A couple of pictures showing the cab with a pair of Polly Oil Company oil cans and a view of the rear end of the boiler and the gears that make up the transmission.
That is PHENOMENAL, AWESOME, AND OTHER SUCH WORDS.
The subject matter is right upo my street so I can relate to its making,
I would absolutely love to follow a video of the creation of an item added to the traction engine, then the method of creating that, the realistic materials, paint reflections and controlling such, and lighting.
Perhaps the main wheel, the gloss, the grubby ‘shoes’ , the pin striping, the metallic parts, and so on.
We could learn so much from this,
Any chance of that, as that has got me highly envious, and wanting to learn so much about how it was done, I am creating bomb trolleys and wish to show them with matt paint, rust streaks, grime, oily parts, but looking real.

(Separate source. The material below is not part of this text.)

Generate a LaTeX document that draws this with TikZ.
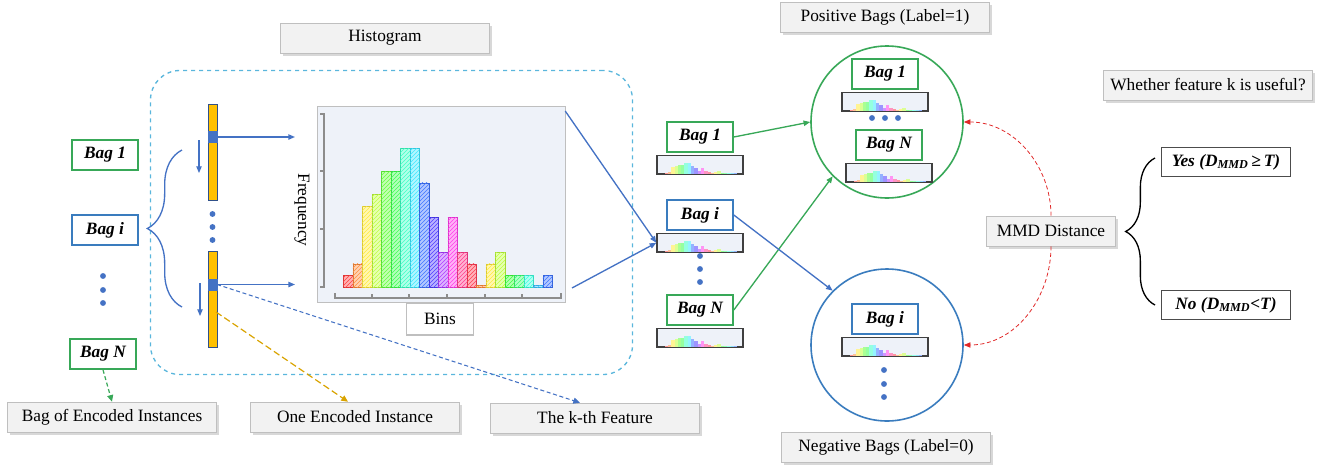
\PassOptionsToPackage{rgb}{xcolor}
\documentclass[tikz,border=0pt]{standalone}
\usepackage{fontspec}
\setmainfont{Liberation Serif}
\usepackage{xcolor}
\usetikzlibrary{arrows.meta,positioning,shadows,patterns,decorations.pathreplacing,calc}
\definecolor{bagg}{RGB}{56,168,88}
\definecolor{bagb}{RGB}{58,124,190}
\definecolor{arb}{RGB}{68,114,196}
\definecolor{gold}{RGB}{255,192,0}
\definecolor{sky}{RGB}{90,182,220}
\definecolor{paleg}{RGB}{242,242,242}
\definecolor{rule}{RGB}{191,191,191}
\definecolor{panelc}{RGB}{238,242,249}
\definecolor{mmdred}{RGB}{224,40,40}
% bin / count / hue
\newcommand{\histdata}{1/1/0,2/2/25,3/7/54,4/8/80,5/10/108,6/10/126,7/12/162,8/12/187,9/9/223,10/6/245,11/3/274,12/6/306,13/3/335,14/2/353,15/0.15/25,16/2/54,17/3/80,18/1/120,19/1/137,20/1/170,21/0.15/198,22/1/223}
\newcommand{\huecolor}[3]{\convertcolorspec{Hsb}{#2,#3,1}{rgb}\huespec\definecolor{#1}{rgb}{\huespec}}
\newcommand{\minibars}[1]{%
  \foreach \n/\h/\hue in \histdata {
    \huecolor{barc}{\hue}{0.7}
    \fill[barc!60] ($(#1.south west)+({5+\n*3.3},-1.2)$) rectangle ++(3.3,{-\h*0.9});
  }}

\begin{document}
\begin{tikzpicture}[x=0.75pt,y=-0.75pt,
      font=\fontsize{13}{15}\selectfont,
      tag/.style={draw=rule,fill=paleg,minimum width=157pt,minimum height=22.5pt,inner sep=2pt,
                  drop shadow={shadow xshift=2pt,shadow yshift=-2pt,fill=black!30}},
      bagbox/.style={draw=bagg,line width=1.2pt,fill=white,minimum width=49.5pt,minimum height=22.5pt,
                     inner sep=1pt,font=\fontsize{13}{15}\selectfont\bfseries\itshape},
      bagblue/.style={bagbox,draw=bagb},
      strip/.style={draw=black!75,line width=1pt,fill=panelc,minimum width=64.5pt,minimum height=14pt,inner sep=0pt},
      answer/.style={draw=black!70,line width=1pt,fill=white,minimum width=97pt,minimum height=22pt,
                     inner sep=1pt,font=\fontsize{13}{15}\selectfont\bfseries\itshape},
      featbar/.style={draw=arb!70!black,fill=gold,minimum width=6.5pt,minimum height=72pt,inner sep=0pt},
      cell/.style={fill=arb,draw=arb,minimum width=6.5pt,minimum height=8pt,inner sep=0pt},
      group/.style={circle,line width=1.2pt,minimum size=114pt,inner sep=0pt},
      ar/.style={-{Triangle[length=5pt,width=4pt]},line width=1pt,color=arb},
      dar/.style={-{Triangle[length=5pt,width=4.5pt]},line width=0.9pt,dash pattern=on 3pt off 2pt},
      mmdar/.style={-{Triangle[length=5pt,width=4pt]},line width=0.6pt,color=mmdred,densely dashed},
      brc/.style={decorate,line width=1pt}]
      \useasboundingbox (0,0) rectangle (1322,465);
      % histogram block
      \node[draw=sky,dashed,line width=1pt,rounded corners=22pt,minimum width=361.5pt,minimum height=228pt] (frame) at (391.5,222.5) {};
      \node[tag] (histlab) at (385,38) {Histogram};
      \node[draw=rule,fill=panelc,minimum width=186pt,minimum height=147pt,inner sep=0pt] (hist) at (441,204) {};
      \foreach \n/\h/\hue in \histdata {
        \huecolor{barc}{\hue}{0.75}
        \draw[barc!85!black,line width=0.4pt,fill=barc!40,postaction={pattern=north east lines,pattern color=barc}]
          ({333.8+\n*9.5},287) rectangle ++(9.5,{-\h*11.57});
      }
      \draw[black!45,line width=0.8pt] (320,114) -- (324,114) -- (324,287) -- (320,287);
      \foreach \y in {171,229} \draw[black!45,line width=0.8pt] (320,\y) -- (324,\y);
      \draw[black!45,line width=0.8pt] (335,293) -- (335,298) -- (561,298) -- (561,293);
      \foreach \x in {372,409,447,485,522} \draw[black!45,line width=0.8pt] (\x,298) -- (\x,294);
      \node[rotate=-90] (freq) at (302,210) {Frequency};
      \node[draw=rule,fill=white,line width=1pt,minimum width=50pt,minimum height=24pt] (bins) at (440,319) {Bins};
      % encoded instances
      \node[featbar] (bar1) at (212.5,152) {};
      \node[cell] (cell1) at (212.5,137) {};
      \node[featbar] (bar2) at (212.5,299.5) {};
      \node[cell] (cell2) at (212.5,284.5) {};
      \foreach \y in {214,227,240} \fill[arb] (212.5,\y) circle (2.2pt);
      \coordinate (c1end) at (295,137); \coordinate (c2end) at (295,284.5);
      \coordinate (d1a) at (199,140); \coordinate (d1b) at (199,173);
      \coordinate (d2a) at (200,283); \coordinate (d2b) at (200,316);
      \draw[ar] (cell1.east) -- (c1end); \draw[ar] (cell2.east) -- (c2end);
      \draw[ar,line width=0.8pt] (d1a) -- (d1b); \draw[ar,line width=0.8pt] (d2a) -- (d2b);
      \draw[brc,color=arb,decoration={brace,amplitude=26pt}] (182,307) -- (182,150);
      % left bags
      \node[bagbox] (b1l) at (105,155) {Bag 1};
      \node[bagblue] (bil) at (105,230) {Bag i};
      \node[bagbox] (bnl) at (103,354) {Bag N};
      \foreach \y in {276,290,303} \fill[arb] (103,\y) circle (2.2pt);
      % bottom tags
      \node[tag] (boe) at (112,417) {Bag of Encoded Instances};
      \node[tag] (one) at (355,417) {One Encoded Instance};
      \node[tag] (kth) at (595,418) {The k-th Feature};
      \coordinate (g0) at (216,312);
      \draw[dar,color=bagg] (bnl.south) -- (boe.north);
      \draw[dar,color=gold!85!black,dash pattern=on 5pt off 2.5pt] (g0) -- ($(one.north)+(-7,0)$);
      \draw[dar,color=arb,line width=0.8pt] (cell2.east) -- ($(kth.north)+(-15,0)$);
      % middle bags
      \node[bagbox] (b1m) at (700,137) {Bag 1};
      \node[strip,below=1.5pt of b1m] (s1m) {}; \minibars{s1m}
      \node[bagblue] (bim) at (700,215) {Bag i};
      \node[strip,below=1.5pt of bim] (sim) {}; \minibars{sim}
      \foreach \y in {256,269,282} \fill[arb] (700,\y) circle (2.2pt);
      \node[bagbox] (bnm) at (700,310) {Bag N};
      \node[strip,below=1.5pt of bnm] (snm) {}; \minibars{snm}
      \coordinate (hout) at (572,288);
      \draw[ar] ([yshift=-4pt]hist.north east) -- (sim.west);
      \draw[ar] (hout) -- (sim.west);
      % positive / negative groups
      \node[tag] (poslab) at (885,17) {Positive Bags (Label=1)};
      \node[tag] (neglab) at (886,447) {Negative Bags (Label=0)};
      \node[group,draw=bagg] (pos) at (887,122) {};
      \node[group,draw=bagb] (neg) at (887,345) {};
      \node[bagbox] (b1p) at (885,74) {Bag 1};
      \node[strip,below=1.5pt of b1p] (s1p) {}; \minibars{s1p}
      \foreach \x in {872,885,898} \fill[arb] (\x,118) circle (2.2pt);
      \node[bagbox] (bnp) at (889,145) {Bag N};
      \node[strip,below=1.5pt of bnp] (snp) {}; \minibars{snp}
      \node[bagblue] (bin) at (885,319) {Bag i};
      \node[strip,below=1.5pt of bin] (sin) {}; \minibars{sin}
      \foreach \y in {370,384,397} \fill[arb] (884,\y) circle (2.2pt);
      \draw[ar,color=bagg] (b1m.east) -- (pos.west);
      \draw[ar,color=bagg] (bnm.east) -- (pos.225);
      \draw[ar] (bim.east) -- (neg.135);
      % decision
      \node[tag,minimum width=97pt] (mmd) at (1051,231) {MMD Distance};
      \node[tag] (ask) at (1208,85) {Whether feature k is useful?};
      \node[answer] (yes) at (1226,162) {Yes (D\textsubscript{MMD}\,≥\,T)};
      \node[answer] (no) at (1226,305) {No (D\textsubscript{MMD}<T)};
      \draw[mmdar] (mmd.north) to[out=90,in=0] (pos.east);
      \draw[mmdar] (mmd.south) to[out=-90,in=0] (neg.east);
      \draw[brc,decoration={brace,amplitude=22pt}] (1155,305) -- (1155,158);
    \end{tikzpicture}
\end{document}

Wish we had a judging competition , different categories, thats a gold in its class.
Wow, thanks ! What you are seeing took me around 10 years to do including a total start over when my hard drive crashed.
I put together a lot of documentation for this project as well as photos I took of real steam tractors. The plans I got from Julius de Waal and a British plan service were invaluable as was a first addition copy of the book published by a person who built a working model steam tractor. I can’t place enough importance on documentation.
I purposely chose to model a real model steam tractor in order to ease up on the texture requirements. To add all of the texture that you are describing is mind boggling to me and I am always impressed by the skill people have to do that. It is on my to do list but I’m going to need a lot of practice first.
One thing that helped me create my tractor was the sheer volume of parts. If I got stuck on one part I simply moved on to something else. It kept me from getting frustrated.
Not sure about documenting the process, I’ll have to look into what it takes.
Hi Chris,
my work, be prepared to wait, the end result, is dependent on someone showing how its done.
I can make the objects, have done that, its the next bit, applying materials, creating the lighting environment etc.
Once I have something to follow, of a similar nature, then I can progress. Finding someones tutorial of a similar subject, old object, metal, rust, patina etc, is tricky, not seen anything yet, all very glossy and commercial. so yours was a hope.
Also having a language spoken I can understand helps, Anglo Saxon ! Brit.
Bad enough understanding most phone calls nowadays.